Write the data out again, character for character, with no images.

········

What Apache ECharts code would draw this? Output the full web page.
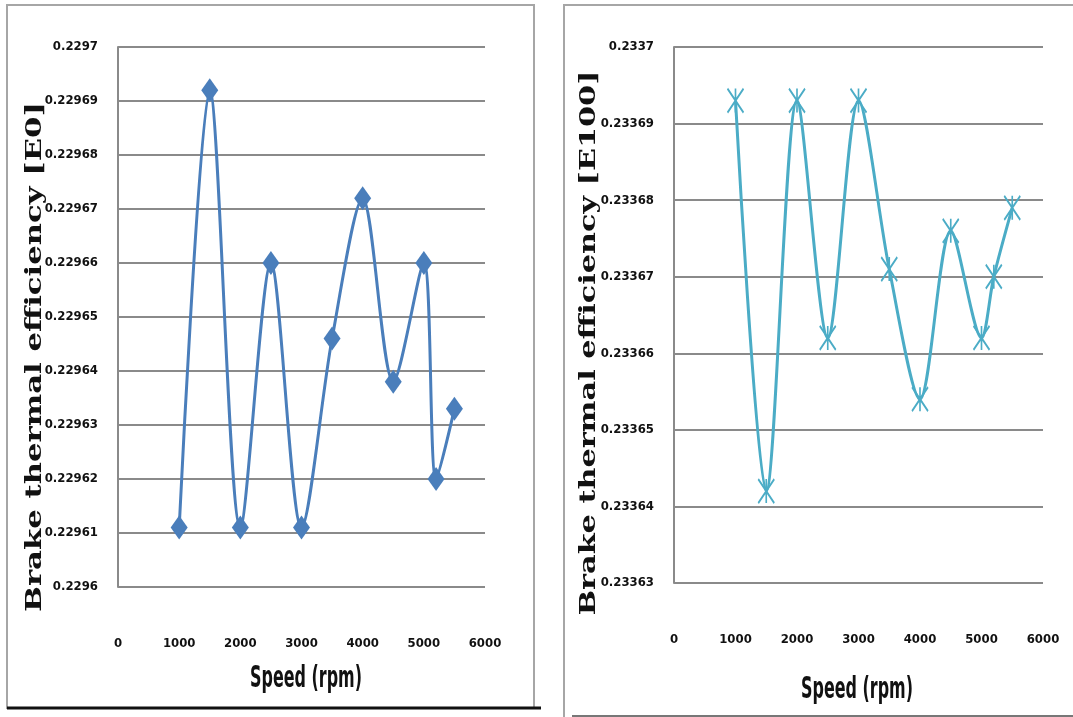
<!DOCTYPE html>
<html>
<head>
<meta charset="utf-8">
<script src="https://cdn.jsdelivr.net/npm/echarts@6/dist/echarts.min.js"></script>
<style>
  html, body { margin: 0; padding: 0; background: #fff; }
  #chart { width: 1073px; height: 717px; }
</style>
</head>
<body>
<div id="chart"></div>
<script>
// speeds (rpm) shared by both panels
const speeds = [1000, 1500, 2000, 2500, 3000, 3500, 4000, 4500, 5000, 5200, 5500];
// brake thermal efficiency, E0 fuel
const bteE0 = [0.229611, 0.229692, 0.229611, 0.229660, 0.229611, 0.229646, 0.229672, 0.229638, 0.229660, 0.229620, 0.229633];
// brake thermal efficiency, E100 fuel
const bteE100 = [0.233693, 0.233642, 0.233693, 0.233662, 0.233693, 0.233671, 0.233654, 0.233676, 0.233662, 0.233670, 0.233679];

const xTitle = "Speed (rpm)";
const yTitleE0 = "Brake thermal efficiency [E0]";
const yTitleE100 = "Brake thermal efficiency [E100]";

const blue = "#4a7ebb";
const teal = "#4bacc6";
const gridGray = "#8a8a8a";
const tickFont = '"DejaVu Sans Condensed", "Liberation Sans", sans-serif';
const titleFont = 'bold 22px "DejaVu Serif", serif';
const speedFont = 'bold 22px "DejaVu Sans Condensed", sans-serif';

const measureCtx = document.createElement("canvas").getContext("2d");
function textWidth(text, font) {
  measureCtx.font = font;
  return measureCtx.measureText(text).width;
}

const pairs = (ys) => speeds.map((s, i) => [s, ys[i]]);
const fmtY = (v) => String(parseFloat(v.toFixed(5)));

function xAxisFor(gridIndex) {
  return {
    type: "value",
    gridIndex,
    min: 0,
    max: 6000,
    interval: 1000,
    axisLine: { show: false },
    axisTick: { show: false },
    splitLine: { show: false },
    axisLabel: {
      color: "#111", fontFamily: tickFont, fontWeight: "bold", fontSize: 13, margin: 50,
      formatter: (v) => String(v),
    },
  };
}

function yAxisFor(gridIndex, min, max) {
  return {
    type: "value",
    gridIndex,
    min,
    max,
    interval: 0.00001,
    axisLine: { show: true, lineStyle: { color: gridGray, width: 2 } },
    axisTick: { show: false },
    splitLine: { lineStyle: { color: gridGray, width: 2 } },
    axisLabel: { color: "#111", fontFamily: tickFont, fontWeight: "bold", fontSize: 13, margin: 20, formatter: fmtY },
  };
}

function yTitle(text, cx, cy, len) {
  return {
    type: "text",
    x: cx,
    y: cy,
    rotation: Math.PI / 2,
    scaleX: len / textWidth(text, titleFont),
    style: { text, font: titleFont, fill: "#111", align: "center", verticalAlign: "middle" },
  };
}

function speedTitle(cx, cy) {
  return {
    type: "text",
    x: cx,
    y: cy,
    scaleX: 112 / textWidth(xTitle, speedFont),
    scaleY: 1.4,
    style: { text: xTitle, font: speedFont, fill: "#111", align: "center", verticalAlign: "middle" },
  };
}

const chart = echarts.init(document.getElementById("chart"), null, { renderer: "canvas" });

chart.setOption({
  backgroundColor: "#fff",
  animation: false,
  grid: [
    { left: 118, right: 588, top: 47, bottom: 130 },
    { left: 674, right: 30, top: 47, bottom: 134 },
  ],
  xAxis: [xAxisFor(0), xAxisFor(1)],
  yAxis: [yAxisFor(0, 0.2296, 0.2297), yAxisFor(1, 0.23363, 0.2337)],
  series: [
    {
      name: "E0",
      type: "line",
      xAxisIndex: 0,
      yAxisIndex: 0,
      data: pairs(bteE0),
      smooth: 0.3,
      symbol: "diamond",
      symbolSize: [17, 24],
      lineStyle: { color: blue, width: 3 },
      itemStyle: { color: blue },
    },
    {
      name: "E100",
      type: "line",
      xAxisIndex: 1,
      yAxisIndex: 1,
      data: pairs(bteE100),
      smooth: 0.3,
      symbol: "path://M0,0L10,14M10,0L0,14M5,0L5,14",
      symbolSize: [16, 24],
      lineStyle: { color: teal, width: 3 },
      itemStyle: { color: "rgba(0,0,0,0)", borderColor: teal, borderWidth: 2 },
    },
  ],
  graphic: [
    // left panel frame
    { type: "rect", shape: { x: 7, y: 5, width: 527, height: 703 }, style: { fill: "none", stroke: "#a6a6a6", lineWidth: 2 }, z: -1 },
    { type: "line", shape: { x1: 7, y1: 708, x2: 541, y2: 708 }, style: { stroke: "#111", lineWidth: 3 } },
    // right panel frame
    { type: "rect", shape: { x: 564, y: 5, width: 520, height: 720 }, style: { fill: "none", stroke: "#a6a6a6", lineWidth: 2 }, z: -1 },
    { type: "line", shape: { x1: 572, y1: 716, x2: 1073, y2: 716 }, style: { stroke: "#777", lineWidth: 2 } },
    yTitle(yTitleE0, 35, 357, 510),
    yTitle(yTitleE100, 589, 343, 545),
    speedTitle(306, 679),
    speedTitle(857, 690),
  ],
});
</script>
</body>
</html>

········

* **EXERCISE SOLUTION**
What Apache ECharts code would draw this? Output the full web page.
<!DOCTYPE html>
<html>
<head>
<meta charset="utf-8">
<script src="https://cdn.jsdelivr.net/npm/echarts@6/dist/echarts.min.js"></script>
<style>
  html, body { margin: 0; padding: 0; background: #fff; }
  #chart { width: 1073px; height: 717px; }
</style>
</head>
<body>
<div id="chart"></div>
<script>
// speeds (rpm) shared by both panels
const speeds = [1000, 1500, 2000, 2500, 3000, 3500, 4000, 4500, 5000, 5200, 5500];
// brake thermal efficiency, E0 fuel
const bteE0 = [0.229611, 0.229692, 0.229611, 0.229660, 0.229611, 0.229646, 0.229672, 0.229638, 0.229660, 0.229620, 0.229633];
// brake thermal efficiency, E100 fuel
const bteE100 = [0.233693, 0.233642, 0.233693, 0.233662, 0.233693, 0.233671, 0.233654, 0.233676, 0.233662, 0.233670, 0.233679];

const xTitle = "Speed (rpm)";
const yTitleE0 = "Brake thermal efficiency [E0]";
const yTitleE100 = "Brake thermal efficiency [E100]";

const blue = "#4a7ebb";
const teal = "#4bacc6";
const gridGray = "#8a8a8a";
const tickFont = '"DejaVu Sans Condensed", "Liberation Sans", sans-serif';
const titleFont = 'bold 22px "DejaVu Serif", serif';
const speedFont = 'bold 22px "DejaVu Sans Condensed", sans-serif';

const measureCtx = document.createElement("canvas").getContext("2d");
function textWidth(text, font) {
  measureCtx.font = font;
  return measureCtx.measureText(text).width;
}

const pairs = (ys) => speeds.map((s, i) => [s, ys[i]]);
const fmtY = (v) => String(parseFloat(v.toFixed(5)));

function xAxisFor(gridIndex) {
  return {
    type: "value",
    gridIndex,
    min: 0,
    max: 6000,
    interval: 1000,
    axisLine: { show: false },
    axisTick: { show: false },
    splitLine: { show: false },
    axisLabel: {
      color: "#111", fontFamily: tickFont, fontWeight: "bold", fontSize: 13, margin: 50,
      formatter: (v) => String(v),
    },
  };
}

function yAxisFor(gridIndex, min, max) {
  return {
    type: "value",
    gridIndex,
    min,
    max,
    interval: 0.00001,
    axisLine: { show: true, lineStyle: { color: gridGray, width: 2 } },
    axisTick: { show: false },
    splitLine: { lineStyle: { color: gridGray, width: 2 } },
    axisLabel: { color: "#111", fontFamily: tickFont, fontWeight: "bold", fontSize: 13, margin: 20, formatter: fmtY },
  };
}

function yTitle(text, cx, cy, len) {
  return {
    type: "text",
    x: cx,
    y: cy,
    rotation: Math.PI / 2,
    scaleX: len / textWidth(text, titleFont),
    style: { text, font: titleFont, fill: "#111", align: "center", verticalAlign: "middle" },
  };
}

function speedTitle(cx, cy) {
  return {
    type: "text",
    x: cx,
    y: cy,
    scaleX: 112 / textWidth(xTitle, speedFont),
    scaleY: 1.4,
    style: { text: xTitle, font: speedFont, fill: "#111", align: "center", verticalAlign: "middle" },
  };
}

const chart = echarts.init(document.getElementById("chart"), null, { renderer: "canvas" });

chart.setOption({
  backgroundColor: "#fff",
  animation: false,
  grid: [
    { left: 118, right: 588, top: 47, bottom: 130 },
    { left: 674, right: 30, top: 47, bottom: 134 },
  ],
  xAxis: [xAxisFor(0), xAxisFor(1)],
  yAxis: [yAxisFor(0, 0.2296, 0.2297), yAxisFor(1, 0.23363, 0.2337)],
  series: [
    {
      name: "E0",
      type: "line",
      xAxisIndex: 0,
      yAxisIndex: 0,
      data: pairs(bteE0),
      smooth: 0.3,
      symbol: "diamond",
      symbolSize: [17, 24],
      lineStyle: { color: blue, width: 3 },
      itemStyle: { color: blue },
    },
    {
      name: "E100",
      type: "line",
      xAxisIndex: 1,
      yAxisIndex: 1,
      data: pairs(bteE100),
      smooth: 0.3,
      symbol: "path://M0,0L10,14M10,0L0,14M5,0L5,14",
      symbolSize: [16, 24],
      lineStyle: { color: teal, width: 3 },
      itemStyle: { color: "rgba(0,0,0,0)", borderColor: teal, borderWidth: 2 },
    },
  ],
  graphic: [
    // left panel frame
    { type: "rect", shape: { x: 7, y: 5, width: 527, height: 703 }, style: { fill: "none", stroke: "#a6a6a6", lineWidth: 2 }, z: -1 },
    { type: "line", shape: { x1: 7, y1: 708, x2: 541, y2: 708 }, style: { stroke: "#111", lineWidth: 3 } },
    // right panel frame
    { type: "rect", shape: { x: 564, y: 5, width: 520, height: 720 }, style: { fill: "none", stroke: "#a6a6a6", lineWidth: 2 }, z: -1 },
    { type: "line", shape: { x1: 572, y1: 716, x2: 1073, y2: 716 }, style: { stroke: "#777", lineWidth: 2 } },
    yTitle(yTitleE0, 35, 357, 510),
    yTitle(yTitleE100, 589, 343, 545),
    speedTitle(306, 679),
    speedTitle(857, 690),
  ],
});
</script>
</body>
</html>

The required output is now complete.